A number of cancer patients denied a new drug by the NHS may get free treatment as part of a clinical trial taking place in Manchester.
The drug can slow down tumour growth
The drug Sutent can in some cases prolong the lives of patients with kidney cancer.
The company, Oxford BioMedica, is funding the supply of the drug, at Christie hospital in Manchester.
In return patients must agree to be involved in a trial of the firm's drug TroVax to see how it works with Sutent.
The study will test if TroVax adds further benefit and help patients survive longer.
Professor Bob Hawkins from Christie hospital said: "We would like [Sutent] to be available for every patient.
"We would still encourage patients to go into the trials of new treatments because that's the only way we're going to make progress on drugs like Sutent.
"We would say Sutent is probably the drug for most patients with kidney cancer.
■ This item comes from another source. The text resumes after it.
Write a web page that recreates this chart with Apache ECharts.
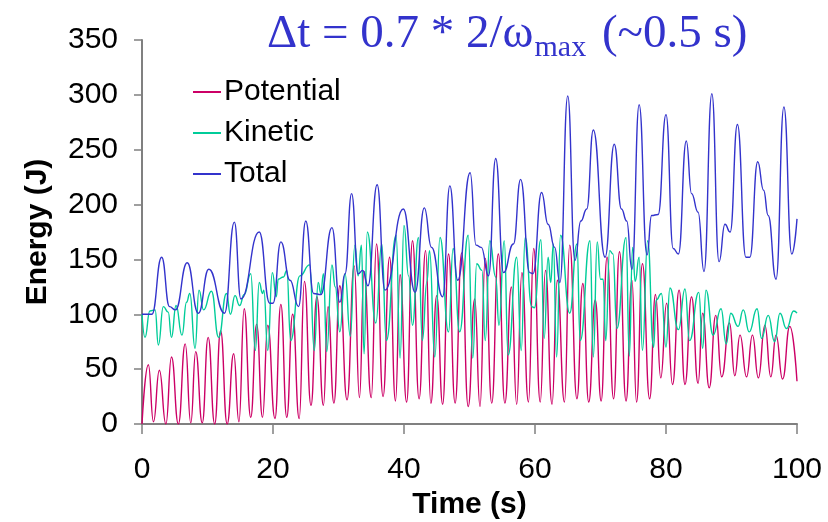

It isn't by any means perfect and we'd like to improve on it."
Sutent and TroVax are not cures for kidney cancer, which is an aggressive and fatal disease, but it can slow down tumour growth, and help patients to live longer.
Friends of Tony Wilson offered to pay for his treatment
Patients taking part will have to meet certain enrolment criteria for the trial and should not have had any treatment for their cancer other than surgery and radiotherapy.
Sutent was licensed for treatment of advanced kidney cancer in the UK by regulators a year ago, and is used as a standard therapy in many countries including the USA, France, Germany and Spain.
However, it has not been approved by UK drugs watchdog body NICE, but a small number of Primary Care Trusts are funding it at a cost of about £3,000 a month.
Nick Woolf, a spokesman for Oxford BioMedica said: "We now have four centres open for recruitment in the UK, Leeds, Manchester, Middlesbrough and Middlesex, and another four are likely to open in the next few weeks.
"We hope that by making Sutent available to patients as part of the trial this will help to accelerate recruitment in the UK."
The firm aims to recruit around 70 patients from 14 centres across the UK.
Several cancer patients in the UK have decided to pay for their treatment privately, including Tony Wilson, co-founder of Factory Records in Manchester, who died recently.
His friends offered to pay for the treatment after he was refused Sutent on the NHS.
Almost 6,700 people are diagnosed with kidney cancer each year in the UK which causes around 3,600 deaths each year nationally.